● What is asked: Copy out the data below as written; omit any images.
━━━ Given entries ━━━
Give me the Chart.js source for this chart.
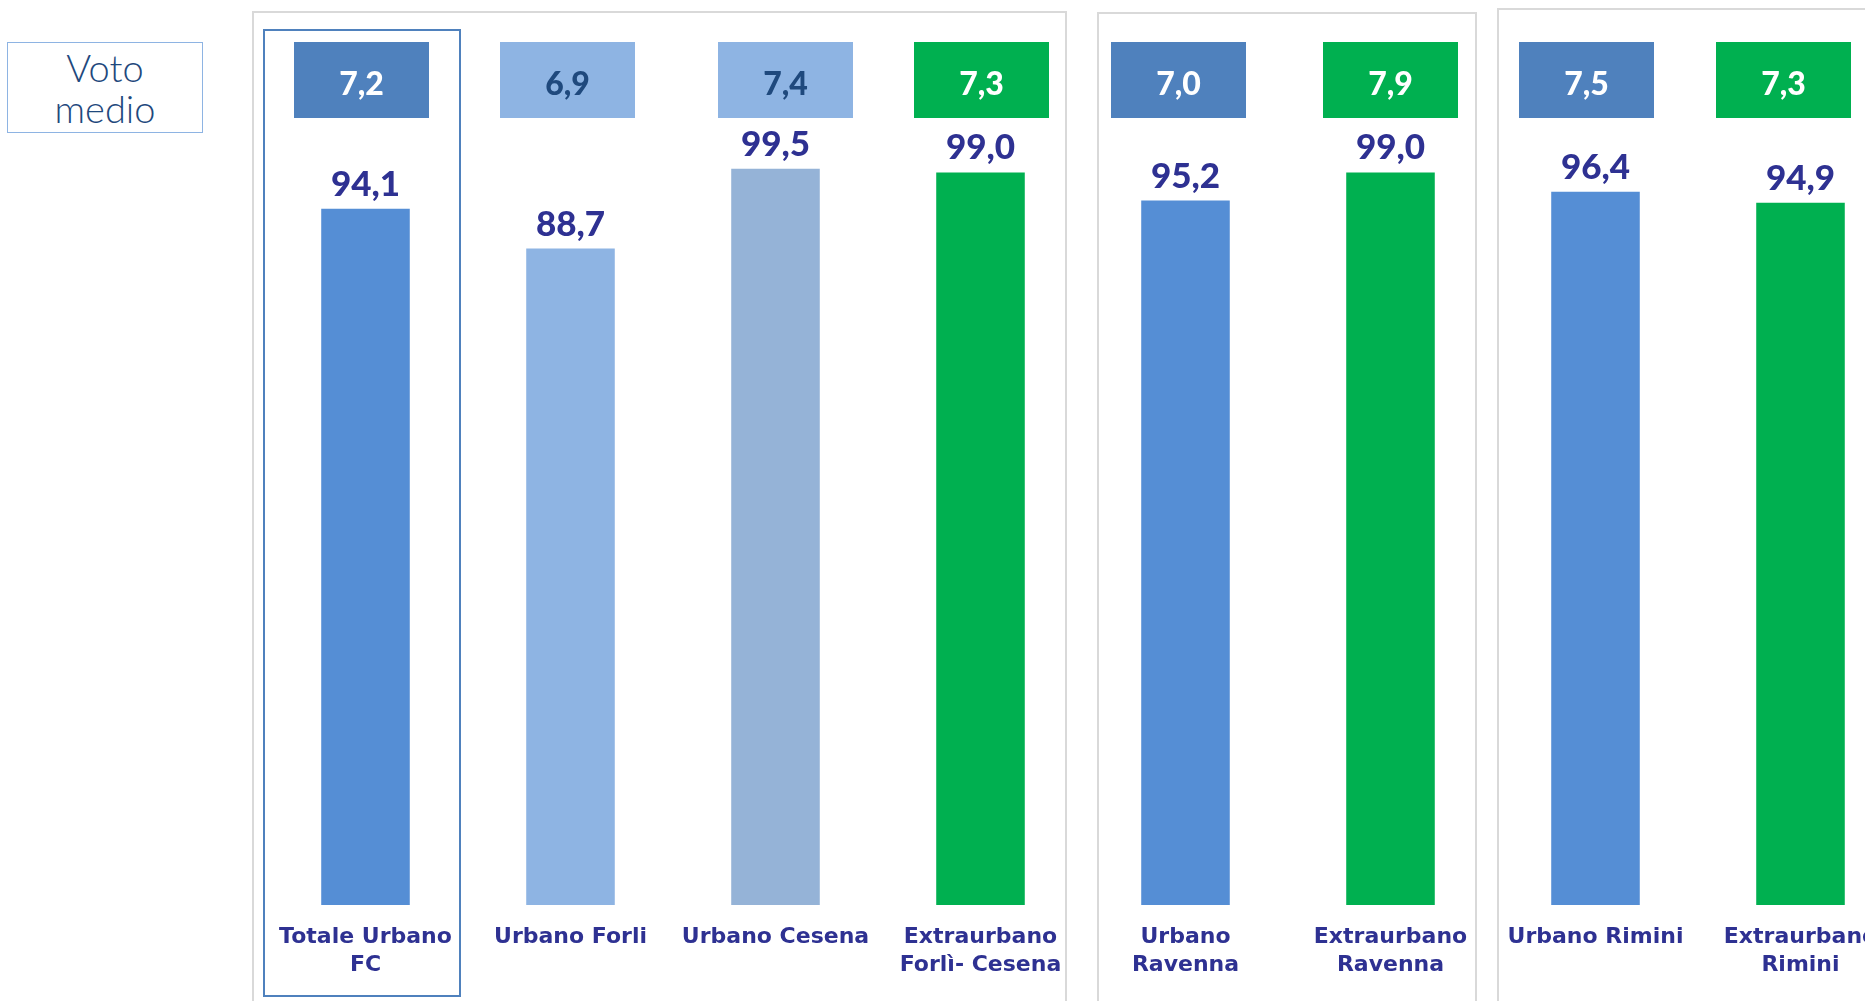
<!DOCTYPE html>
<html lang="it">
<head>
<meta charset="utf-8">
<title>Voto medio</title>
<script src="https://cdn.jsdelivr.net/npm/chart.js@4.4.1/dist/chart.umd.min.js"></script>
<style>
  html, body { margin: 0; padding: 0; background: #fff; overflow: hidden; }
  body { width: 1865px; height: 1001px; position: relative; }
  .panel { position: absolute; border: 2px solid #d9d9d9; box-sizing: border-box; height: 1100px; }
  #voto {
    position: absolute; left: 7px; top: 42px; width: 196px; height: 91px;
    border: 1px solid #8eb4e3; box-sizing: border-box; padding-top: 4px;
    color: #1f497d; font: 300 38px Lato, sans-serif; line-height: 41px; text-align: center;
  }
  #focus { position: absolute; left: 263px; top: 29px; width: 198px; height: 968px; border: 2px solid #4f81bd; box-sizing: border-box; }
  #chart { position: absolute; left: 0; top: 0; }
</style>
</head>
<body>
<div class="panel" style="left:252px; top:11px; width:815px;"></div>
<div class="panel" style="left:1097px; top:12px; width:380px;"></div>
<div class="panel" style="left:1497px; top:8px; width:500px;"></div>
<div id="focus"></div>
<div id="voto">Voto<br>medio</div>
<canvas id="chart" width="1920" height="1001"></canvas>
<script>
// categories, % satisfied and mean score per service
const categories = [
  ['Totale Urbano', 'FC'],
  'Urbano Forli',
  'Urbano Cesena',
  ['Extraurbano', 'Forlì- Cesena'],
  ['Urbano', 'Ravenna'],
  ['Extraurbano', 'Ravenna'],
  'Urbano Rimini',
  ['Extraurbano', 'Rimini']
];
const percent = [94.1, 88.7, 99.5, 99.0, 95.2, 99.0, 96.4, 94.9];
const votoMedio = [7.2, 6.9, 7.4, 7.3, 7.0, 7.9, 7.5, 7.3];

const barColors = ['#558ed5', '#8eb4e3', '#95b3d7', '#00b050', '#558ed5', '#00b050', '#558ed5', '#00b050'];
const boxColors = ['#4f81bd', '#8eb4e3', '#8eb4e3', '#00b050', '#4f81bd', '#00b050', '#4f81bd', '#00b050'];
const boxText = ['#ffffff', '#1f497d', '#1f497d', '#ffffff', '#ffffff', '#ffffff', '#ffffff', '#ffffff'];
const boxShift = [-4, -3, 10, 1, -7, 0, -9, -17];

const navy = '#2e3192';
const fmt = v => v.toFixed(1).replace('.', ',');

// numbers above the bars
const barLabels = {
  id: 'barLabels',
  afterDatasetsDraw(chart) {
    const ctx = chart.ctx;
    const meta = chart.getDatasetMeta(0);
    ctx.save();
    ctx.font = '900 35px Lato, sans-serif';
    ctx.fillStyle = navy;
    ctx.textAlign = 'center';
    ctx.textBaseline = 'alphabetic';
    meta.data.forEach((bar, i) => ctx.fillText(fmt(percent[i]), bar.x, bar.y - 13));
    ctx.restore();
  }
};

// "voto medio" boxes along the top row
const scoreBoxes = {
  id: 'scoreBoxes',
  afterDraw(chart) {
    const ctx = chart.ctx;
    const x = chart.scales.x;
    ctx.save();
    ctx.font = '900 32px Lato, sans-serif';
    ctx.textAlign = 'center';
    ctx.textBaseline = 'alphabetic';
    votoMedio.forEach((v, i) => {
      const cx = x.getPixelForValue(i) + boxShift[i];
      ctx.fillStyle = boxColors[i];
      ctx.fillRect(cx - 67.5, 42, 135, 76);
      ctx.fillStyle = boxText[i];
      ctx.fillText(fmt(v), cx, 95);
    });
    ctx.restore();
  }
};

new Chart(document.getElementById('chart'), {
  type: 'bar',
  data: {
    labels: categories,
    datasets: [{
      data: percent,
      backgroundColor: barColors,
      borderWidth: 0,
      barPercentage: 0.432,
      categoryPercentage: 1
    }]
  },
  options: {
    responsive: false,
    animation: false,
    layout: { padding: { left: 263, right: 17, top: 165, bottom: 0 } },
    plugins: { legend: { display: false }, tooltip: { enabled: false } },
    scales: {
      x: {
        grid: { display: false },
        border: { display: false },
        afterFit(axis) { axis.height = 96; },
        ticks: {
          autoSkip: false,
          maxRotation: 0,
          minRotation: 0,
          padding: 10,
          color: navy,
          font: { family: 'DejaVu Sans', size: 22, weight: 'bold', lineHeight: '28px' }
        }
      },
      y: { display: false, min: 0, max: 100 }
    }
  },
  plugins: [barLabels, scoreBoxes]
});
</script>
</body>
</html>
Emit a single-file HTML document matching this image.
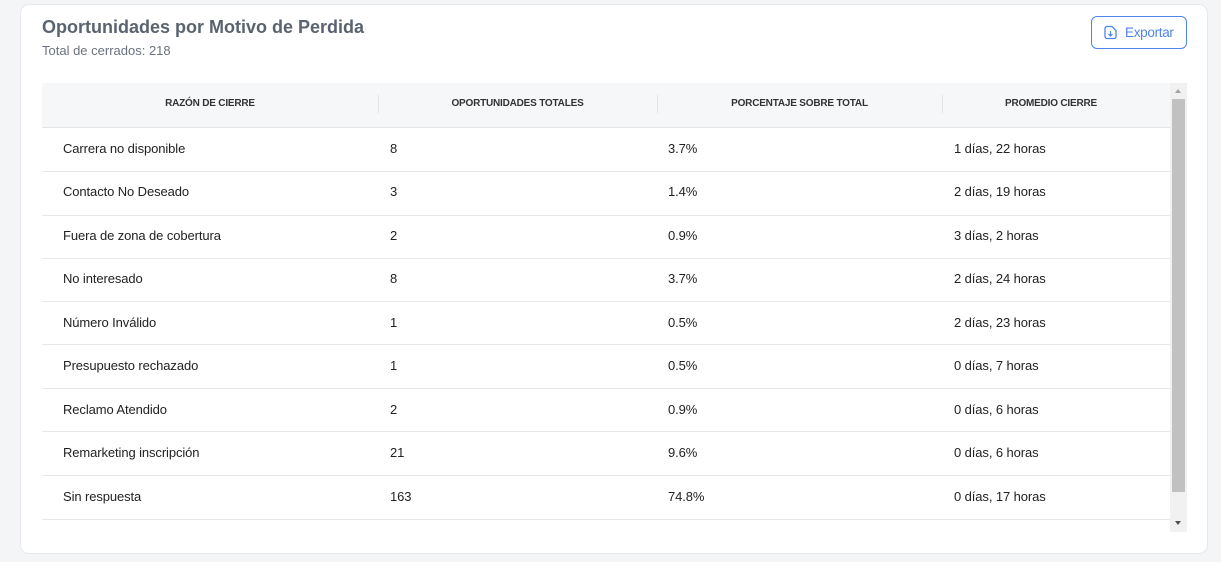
━━━
● Result of the task:
Give me the Chart.js source for this chart.
<!DOCTYPE html>
<html lang="it">
<head>
<meta charset="utf-8">
<title>Voto medio</title>
<script src="https://cdn.jsdelivr.net/npm/chart.js@4.4.1/dist/chart.umd.min.js"></script>
<style>
  html, body { margin: 0; padding: 0; background: #fff; overflow: hidden; }
  body { width: 1865px; height: 1001px; position: relative; }
  .panel { position: absolute; border: 2px solid #d9d9d9; box-sizing: border-box; height: 1100px; }
  #voto {
    position: absolute; left: 7px; top: 42px; width: 196px; height: 91px;
    border: 1px solid #8eb4e3; box-sizing: border-box; padding-top: 4px;
    color: #1f497d; font: 300 38px Lato, sans-serif; line-height: 41px; text-align: center;
  }
  #focus { position: absolute; left: 263px; top: 29px; width: 198px; height: 968px; border: 2px solid #4f81bd; box-sizing: border-box; }
  #chart { position: absolute; left: 0; top: 0; }
</style>
</head>
<body>
<div class="panel" style="left:252px; top:11px; width:815px;"></div>
<div class="panel" style="left:1097px; top:12px; width:380px;"></div>
<div class="panel" style="left:1497px; top:8px; width:500px;"></div>
<div id="focus"></div>
<div id="voto">Voto<br>medio</div>
<canvas id="chart" width="1920" height="1001"></canvas>
<script>
// categories, % satisfied and mean score per service
const categories = [
  ['Totale Urbano', 'FC'],
  'Urbano Forli',
  'Urbano Cesena',
  ['Extraurbano', 'Forlì- Cesena'],
  ['Urbano', 'Ravenna'],
  ['Extraurbano', 'Ravenna'],
  'Urbano Rimini',
  ['Extraurbano', 'Rimini']
];
const percent = [94.1, 88.7, 99.5, 99.0, 95.2, 99.0, 96.4, 94.9];
const votoMedio = [7.2, 6.9, 7.4, 7.3, 7.0, 7.9, 7.5, 7.3];

const barColors = ['#558ed5', '#8eb4e3', '#95b3d7', '#00b050', '#558ed5', '#00b050', '#558ed5', '#00b050'];
const boxColors = ['#4f81bd', '#8eb4e3', '#8eb4e3', '#00b050', '#4f81bd', '#00b050', '#4f81bd', '#00b050'];
const boxText = ['#ffffff', '#1f497d', '#1f497d', '#ffffff', '#ffffff', '#ffffff', '#ffffff', '#ffffff'];
const boxShift = [-4, -3, 10, 1, -7, 0, -9, -17];

const navy = '#2e3192';
const fmt = v => v.toFixed(1).replace('.', ',');

// numbers above the bars
const barLabels = {
  id: 'barLabels',
  afterDatasetsDraw(chart) {
    const ctx = chart.ctx;
    const meta = chart.getDatasetMeta(0);
    ctx.save();
    ctx.font = '900 35px Lato, sans-serif';
    ctx.fillStyle = navy;
    ctx.textAlign = 'center';
    ctx.textBaseline = 'alphabetic';
    meta.data.forEach((bar, i) => ctx.fillText(fmt(percent[i]), bar.x, bar.y - 13));
    ctx.restore();
  }
};

// "voto medio" boxes along the top row
const scoreBoxes = {
  id: 'scoreBoxes',
  afterDraw(chart) {
    const ctx = chart.ctx;
    const x = chart.scales.x;
    ctx.save();
    ctx.font = '900 32px Lato, sans-serif';
    ctx.textAlign = 'center';
    ctx.textBaseline = 'alphabetic';
    votoMedio.forEach((v, i) => {
      const cx = x.getPixelForValue(i) + boxShift[i];
      ctx.fillStyle = boxColors[i];
      ctx.fillRect(cx - 67.5, 42, 135, 76);
      ctx.fillStyle = boxText[i];
      ctx.fillText(fmt(v), cx, 95);
    });
    ctx.restore();
  }
};

new Chart(document.getElementById('chart'), {
  type: 'bar',
  data: {
    labels: categories,
    datasets: [{
      data: percent,
      backgroundColor: barColors,
      borderWidth: 0,
      barPercentage: 0.432,
      categoryPercentage: 1
    }]
  },
  options: {
    responsive: false,
    animation: false,
    layout: { padding: { left: 263, right: 17, top: 165, bottom: 0 } },
    plugins: { legend: { display: false }, tooltip: { enabled: false } },
    scales: {
      x: {
        grid: { display: false },
        border: { display: false },
        afterFit(axis) { axis.height = 96; },
        ticks: {
          autoSkip: false,
          maxRotation: 0,
          minRotation: 0,
          padding: 10,
          color: navy,
          font: { family: 'DejaVu Sans', size: 22, weight: 'bold', lineHeight: '28px' }
        }
      },
      y: { display: false, min: 0, max: 100 }
    }
  },
  plugins: [barLabels, scoreBoxes]
});
</script>
</body>
</html>
Emit a single-file HTML document matching this image.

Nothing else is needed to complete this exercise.